The new grant will enable the school to hire and work with consultants to produce a strategic business plan for increased institutional strength and sustainability. This plan will build on the success of previous Davidson School education projects geared toward professional development and curriculum design, and will provide the school’s leaders with a framework for cultivating future projects to further meet the needs of Jewish educational communities. This framework will include parameters to ensure that projects are sustainable for both JTS and the communities it serves. The plan will also identify ways that JTS can foster improved internal collaboration, so that all JTS faculty, staff and students can be more actively involved with Davidson School projects.
This grant is one of several that AVI CHAI intends to give over time as part of its capacity-building strategy, prior to its 2020 spend-down.
Zalman Bernstein was an orthodox investor who would understand that throwing money at a failing business model doesn’t produce a better business model.
Organized Conservative Judaism is surpassed only by Reform in rate of
intermarriage and apathy among young Jews.

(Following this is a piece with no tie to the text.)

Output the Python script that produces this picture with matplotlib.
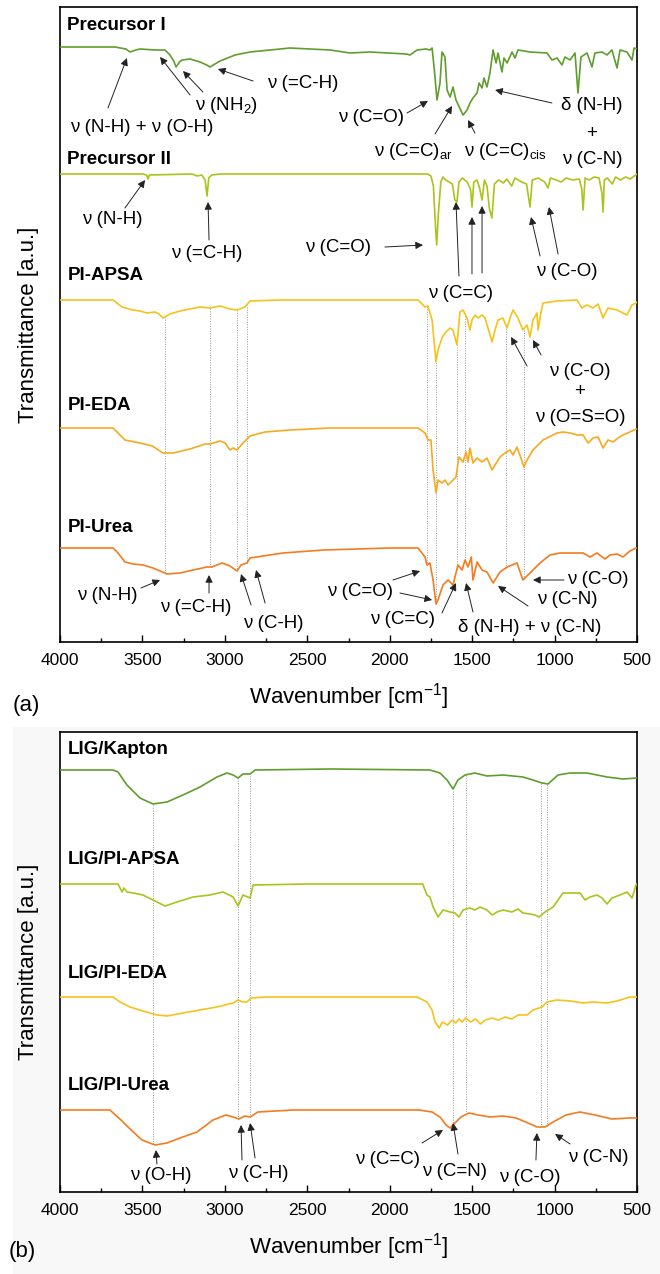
import numpy as np
import matplotlib.pyplot as plt
from matplotlib.patches import Rectangle

plt.rcParams['font.family'] = ['Liberation Sans', 'DejaVu Sans']
plt.rcParams['mathtext.fontset'] = 'custom'
plt.rcParams['mathtext.rm'] = 'Liberation Sans'
plt.rcParams['mathtext.it'] = 'Liberation Sans:italic'
plt.rcParams['mathtext.bf'] = 'Liberation Sans:bold'

# ---- panel (a): precursors and polyimides (wavenumber, transmittance a.u.) ----
pre1_wn = [4000, 3666, 3600, 3575, 3540, 3515, 3424, 3363, 3333, 3310, 3296, 3275, 3260, 3211, 3151, 3110, 3090,
           3060, 3029, 2938, 2847, 2605, 2362, 2241, 2120, 1900, 1877, 1834, 1780, 1756, 1743, 1731, 1713, 1695,
           1683, 1665, 1652, 1634, 1616, 1598, 1555, 1531, 1513, 1495, 1470, 1458, 1440, 1428, 1410, 1392, 1373,
           1355, 1343, 1319, 1307, 1288, 1258, 1240, 1222, 1149, 1046, 1016, 985, 955, 937, 906, 876, 858, 840,
           803, 773, 755, 712, 682, 652, 621, 603, 561, 530, 518, 500]
pre1_t = [0, 0, -2, -5, -3, -2, -3, -3, -8, -14, -20, -15, -13, -12, -15, -18, -20,
          -17, -14, -8, -5, -1, -3, -6, -5, -7, -8, -3, -2, -3, -1, -20, -53, -36,
          -5, -10, -43, -50, -40, -53, -68, -63, -56, -51, -46, -36, -41, -31, -40, -26, -3,
          -16, -6, -25, -11, -16, -5, -11, -3, -5, -6, -13, -11, -18, -10, -13, -6, -46, -10,
          -6, -20, -6, -5, -8, -3, -21, -3, -5, -13, -1, -2]

pre2_wn = [4000, 3500, 3475, 3466, 3458, 3200, 3169, 3140, 3120, 3108, 3098, 3080, 3029, 1770, 1750, 1735, 1725,
           1715, 1705, 1690, 1677, 1660, 1640, 1620, 1605, 1592, 1580, 1560, 1530, 1510, 1501, 1490, 1470, 1455,
           1440, 1425, 1410, 1395, 1380, 1365, 1340, 1310, 1290, 1260, 1240, 1200, 1170, 1149, 1135, 1100, 1060,
           1040, 1025, 990, 960, 930, 890, 850, 835, 827, 815, 790, 760, 730, 712, 706, 698, 680, 650, 630, 600,
           570, 540, 500]
pre2_t = [0, 0, -1, -5, -1, 0, -2, -1, -6, -22, -4, -1, 0, 0, -2, -12, -45,
          -71, -40, -8, -3, -6, -8, -10, -26, -28, -8, -4, -8, -15, -33, -8, -6, -14,
          -26, -6, -12, -35, -44, -10, -6, -9, -5, -12, -4, -8, -10, -33, -6, -4, -8,
          -14, -4, -6, -8, -4, -6, -5, -15, -36, -4, -6, -3, -4, -20, -38, -6, -4, -10, -3, -6,
          -3, -5, 0]

apsa_wn = [4000, 3678, 3624, 3560, 3515, 3472, 3424, 3400, 3375, 3333, 3272, 3151, 3090, 3029, 2969, 2926, 2878,
           2847, 2665, 1828, 1786, 1768, 1743, 1719, 1707, 1683, 1665, 1634, 1616, 1592, 1574, 1555, 1531, 1513,
           1501, 1483, 1464, 1440, 1422, 1404, 1379, 1361, 1343, 1313, 1288, 1270, 1252, 1222, 1192, 1167, 1149,
           1131, 1107, 1100, 1082, 1070, 985, 864, 834, 803, 767, 736, 706, 676, 621, 561, 530, 506, 500]
apsa_t = [0, 0, -7, -10, -11, -13, -12, -14, -18, -14, -11, -7, -8, -6, -9, -10, -7,
          -1, 0, 0, -7, -6, -20, -62, -50, -38, -33, -28, -30, -45, -12, -10, -18, -30,
          -20, -15, -18, -15, -18, -28, -42, -30, -20, -18, -28, -18, -10, -18, -30, -25, -37,
          -20, -13, -30, -12, -3, -1, 0, -8, -5, -8, -4, -18, -8, -10, -15, -5, -3, -2]

eda_wn = [4000, 3678, 3648, 3606, 3515, 3440, 3375, 3314, 3211, 3120, 3090, 3029, 2999, 2969, 2950, 2926, 2890,
          2847, 2756, 2605, 2362, 1828, 1786, 1768, 1750, 1737, 1719, 1707, 1683, 1665, 1646, 1616, 1598, 1580,
          1555, 1537, 1525, 1513, 1495, 1470, 1440, 1410, 1379, 1361, 1331, 1301, 1270, 1252, 1228, 1200, 1186,
          1167, 1131, 1070, 985, 949, 906, 864, 827, 797, 767, 736, 706, 676, 645, 615, 585, 543, 506, 500]
eda_t = [0, 0, -5, -12, -15, -18, -25, -25, -21, -16, -16, -13, -15, -22, -20, -22, -15,
         -8, -4, -2, 0, 0, -5, -12, -12, -42, -65, -52, -55, -52, -57, -52, -49, -29,
         -34, -24, -34, -20, -35, -30, -34, -30, -42, -37, -29, -25, -22, -27, -19, -32, -39,
         -32, -22, -12, -5, -4, -5, -7, -7, -15, -10, -9, -20, -12, -14, -10, -7, -4, -1, -1]

urea_wn = [4000, 3678, 3648, 3606, 3557, 3497, 3436, 3351, 3272, 3193, 3108, 3078, 3017, 2969, 2926, 2902, 2866,
           2847, 2769, 2647, 2400, 2000, 1828, 1786, 1774, 1756, 1737, 1719, 1707, 1677, 1646, 1616, 1586, 1561,
           1543, 1525, 1505, 1495, 1470, 1440, 1410, 1373, 1331, 1288, 1258, 1228, 1192, 1149, 1088, 1028, 967,
           906, 827, 785, 743, 694, 664, 621, 585, 543, 506, 500]
urea_t = [0, 0, -5, -14, -16, -17, -20, -26, -25, -22, -19, -19, -15, -18, -23, -17, -15,
          -10, -8, -5, -2, 0, 0, -9, -17, -15, -32, -56, -52, -37, -32, -37, -17, -22,
          -12, -19, -9, -32, -14, -22, -24, -35, -24, -19, -17, -15, -32, -25, -15, -7, -5,
          -5, -5, -9, -5, -11, -7, -6, -9, -3, 0, 0]

# ---- panel (b): laser-induced graphene ----
lk_wn = [4000, 3678, 3648, 3594, 3515, 3436, 3351, 3254, 3151, 3048, 2987, 2950, 2920, 2890, 2847, 2817, 2362,
         1756, 1695, 1652, 1616, 1586, 1543, 1483, 1410, 1313, 1192, 1131, 1076, 1040, 979, 906, 803, 682, 585, 500]
lk_t = [0, 0, -2, -15, -28, -34, -32, -25, -17, -7, -3, -5, -8, -4, -4, 0, 1,
        0, -3, -10, -19, -10, -5, -3, -6, -5, -7, -10, -13, -14, -5, -3, -3, -7, -9, -8]

la_wn = [4000, 3648, 3624, 3612, 3594, 3557, 3497, 3436, 3363, 3290, 3193, 3090, 3011, 2950, 2920, 2890, 2847,
         2829, 2500, 1800, 1774, 1756, 1737, 1707, 1677, 1634, 1604, 1580, 1555, 1513, 1483, 1452, 1410, 1379,
         1349, 1313, 1258, 1222, 1192, 1149, 1119, 1094, 1058, 1009, 949, 846, 815, 785, 743, 712, 682, 652, 603,
         561, 530, 506, 500]
la_t = [0, 0, -8, -4, -8, -9, -11, -16, -22, -18, -13, -11, -8, -13, -22, -11, -14,
        -1, 0, 0, -11, -13, -23, -33, -26, -28, -29, -33, -26, -24, -26, -23, -26, -31,
        -28, -26, -28, -25, -29, -30, -31, -33, -28, -23, -9, -9, -16, -13, -11, -14, -20, -14, -11,
        -8, -14, -1, 0]

le_wn = [4000, 3678, 3636, 3575, 3497, 3412, 3351, 3254, 3151, 3048, 2950, 2920, 2890, 2866, 2841, 2744, 1834,
         1774, 1743, 1725, 1700, 1680, 1650, 1620, 1600, 1580, 1560, 1540, 1510, 1480, 1450, 1420, 1380, 1340,
         1300, 1260, 1220, 1167, 1131, 1076, 1046, 985, 906, 827, 767, 682, 621, 543, 500]
le_t = [0, 0, -5, -10, -14, -18, -19, -16, -13, -10, -6, -3, -5, -5, -1, 0, 0,
        -5, -13, -25, -31, -25, -28, -23, -26, -22, -25, -21, -25, -22, -27, -23, -21, -23,
        -20, -22, -18, -18, -13, -10, -5, -3, -4, -6, -5, -6, -4, 0, 0]

lu_wn = [4000, 3697, 3630, 3581, 3503, 3424, 3351, 3272, 3169, 3072, 2993, 2950, 2914, 2880, 2847, 2800, 2587,
         1822, 1743, 1695, 1658, 1634, 1604, 1568, 1519, 1464, 1392, 1313, 1234, 1161, 1107, 1058, 1009, 931,
         846, 755, 652, 548, 500]
lu_t = [0, 0, -10, -18, -30, -35, -33, -28, -22, -10, -5, -7, -9, -6, -7, -2, 0,
        0, -2, -7, -15, -18, -13, -7, -3, -5, -7, -6, -8, -13, -17, -17, -12, -5,
        -2, -5, -9, -8, -8]

green, lime, gold, amber, orange = '#5e9e2c', '#a9c41c', '#f6c21c', '#f8a91f', '#f47b20'

series_a = [('Precursor I', pre1_wn, pre1_t, 595, green, 617),
            ('Precursor II', pre2_wn, pre2_t, 468, lime, 483),
            ('PI-APSA', apsa_wn, apsa_t, 342, gold, 366),
            ('PI-EDA', eda_wn, eda_t, 214, amber, 237),
            ('PI-Urea', urea_wn, urea_t, 94, orange, 115)]
series_b = [('LIG/Kapton', lk_wn, lk_t, 422, green, 442),
            ('LIG/PI-APSA', la_wn, la_t, 308, lime, 333),
            ('LIG/PI-EDA', le_wn, le_t, 195, gold, 219),
            ('LIG/PI-Urea', lu_wn, lu_t, 82, orange, 107)]

guides_a = [3363, 3090, 2926, 2866, 1774, 1719, 1592, 1543, 1295, 1186]
guides_b = [3436, 2920, 2847, 1616, 1537, 1082, 1046]

N = 'ν'
notes_a = [
    (f'{N} (N-H) + {N} (O-H)', (3503, 514), [((3709, 534), (3594, 584))]),
    (f'{N} (NH$_2$)', (2987, 537), [((3211, 547), (3393, 585)), ((3133, 550), (3254, 571))]),
    (f'{N} (=C-H)', (2526, 558), [((2829, 561), (3042, 573))]),
    (f'{N} (C=O)', (2113, 525), [((1895, 529), (1768, 541))]),
    (f'{N} (C=C)$_{{\\mathrm{{ar}}}}$', (1859, 490), [((1725, 508), (1622, 536))]),
    (f'{N} (C=C)$_{{\\mathrm{{cis}}}}$', (1301, 490), [((1483, 509), (1525, 522))]),
    ('δ (N-H)', (773, 536), [((1016, 539), (1361, 552))]),
    ('+', (773, 509), []),
    (f'{N} (C-N)', (773, 483), []),
    (f'{N} (N-H)', (3685, 422), [((3606, 434), (3484, 462))]),
    (f'{N} (=C-H)', (3108, 389), [((3096, 402), (3102, 440))]),
    (f'{N} (C=O)', (2314, 394), [((2029, 395), (1798, 397))]),
    (f'{N} (C=C)', (1568, 349), [((1580, 366), (1598, 440)), ((1501, 368), (1501, 425)),
                                 ((1440, 369), (1440, 436))]),
    (f'{N} (C-O)', (925, 370), [((1088, 386), (1143, 425)), ((979, 388), (1034, 435))]),
    (f'{N} (C-O)', (846, 270), [((1167, 276), (1264, 305)), ((1082, 287), (1131, 302))]),
    ('+', (846, 250), []),
    (f'{N} (O=S=O)', (846, 225), []),
    (f'{N} (N-H)', (3715, 47), [((3509, 54), (3393, 62))]),
    (f'{N} (=C-H)', (3175, 35), [((3096, 49), (3096, 67))]),
    (f'{N} (C-H)', (2708, 19), [((2841, 37), (2902, 68)), ((2756, 39), (2811, 72))]),
    (f'{N} (C=O)', (2180, 50), [((1980, 62), (1816, 71)), ((1938, 49), (1743, 42))]),
    (f'{N} (C=C)', (1925, 22), [((1683, 29), (1598, 59))]),
    (f'δ (N-H) + {N} (C-N)', (1149, 15), [((1495, 30), (1537, 59))]),
    (f'{N} (C-N)', (925, 42), [((1161, 36), (1343, 56))]),
    (f'{N} (C-O)', (737, 62), [((943, 62), (1131, 62))]),
]
notes_b = [
    (f'{N} (O-H)', (3387, 17), [((3412, 28), (3418, 42))]),
    (f'{N} (C-H)', (2799, 19), [((2896, 32), (2902, 67)), ((2817, 34), (2847, 69))]),
    (f'{N} (C=C)', (2016, 32), [((1804, 49), (1677, 62))]),
    (f'{N} (C=N)', (1604, 20), [((1586, 38), (1616, 69))]),
    (f'{N} (C-O)', (1149, 15), [((1113, 32), (1107, 59))]),
    (f'{N} (C-N)', (737, 34), [((906, 48), (997, 58))]),
]

W, H = 660, 1274
fig = plt.figure(figsize=(W / 100, H / 100), dpi=100)
fig.patches.append(Rectangle((13 / W, 0), 1 - 13 / W, 1 - 727 / H, transform=fig.transFigure,
                             facecolor='#f8f8f8', edgecolor='none', zorder=-10))


def box(l, t, r, b):
    return [l / W, 1 - b / H, (r - l) / W, (b - t) / H]


ax_a = fig.add_axes(box(60, 7, 637, 642))
ax_b = fig.add_axes(box(60, 732, 637, 1192))


def curve(wn, t, off, x):
    return off + np.interp(x, wn[::-1], t[::-1])


def draw(ax, series, guides, notes, top):
    ax.set_xlim(4000, 500)
    ax.set_ylim(0, top)
    for name, wn, t, off, col, ly in series:
        ax.plot(wn, np.array(t) + off, color=col, lw=1.2, zorder=3)
        ax.text(3955, ly, name, fontsize=13.5, fontweight='bold', ha='left', va='center')
    s0, s1 = series[2] if len(series) == 5 else series[0], series[-1]
    for g in guides:
        y0 = curve(s0[1], s0[2], s0[3], g)
        y1 = curve(s1[1], s1[2], s1[3], g)
        ax.plot([g, g], [y1, y0], color='#9a9a9a', lw=0.7, ls=(0, (1, 1.5)), zorder=1)
    for txt, pos, arrows in notes:
        ax.text(pos[0], pos[1], txt, fontsize=13.5, ha='center', va='center')
        for tail, tip in arrows:
            ax.annotate('', xy=tip, xytext=tail,
                        arrowprops=dict(arrowstyle='-|>', color='#222222', lw=0.7,
                                        shrinkA=0, shrinkB=0, mutation_scale=11))
    ax.set_yticks([])
    ax.set_xticks(np.arange(4000, 499, -500))
    ax.set_xticks(np.arange(3750, 500, -500), minor=True)
    ax.tick_params(axis='x', which='both', direction='in', labelsize=12.5, pad=8, width=1)
    ax.tick_params(axis='x', which='major', length=5)
    ax.tick_params(axis='x', which='minor', length=3)
    for sp in ax.spines.values():
        sp.set_linewidth(1.2)
    ax.set_xlabel('Wavenumber [cm$^{-1}$]', fontsize=16, labelpad=9)
    ax.set_ylabel('Transmittance [a.u.]', fontsize=16, labelpad=15)


draw(ax_a, series_a, guides_a, notes_a, 635)
draw(ax_b, series_b, guides_b, notes_b, 460)

fig.text(26 / W, 1 - 706 / H, '(a)', fontsize=16, ha='center', va='center')
fig.text(22 / W, 1 - 1252 / H, '(b)', fontsize=16, ha='center', va='center')

fig.savefig('out.png', dpi=100)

JTS continually faces the brink
of extinction for good reason — you can’t be a bastion of undereducated
“leaders” declaring something divine as meaningless and expect to build a growing tribe of
impassioned followers. The conservative Torah begins by telling you there were
some mistakes. Who would dedicate their life to a book with some mistakes?
Only an idiot. Although who else would raise money to hire consultants?
Funny how nobody wants to come save JTS for free. I bet YU could get free advice.
Not nice, Ari. Our community needs to be supportive of one another in these times. We are all out for the same thing. Resorting to public name calling is not the ethics that we espouse as Jews.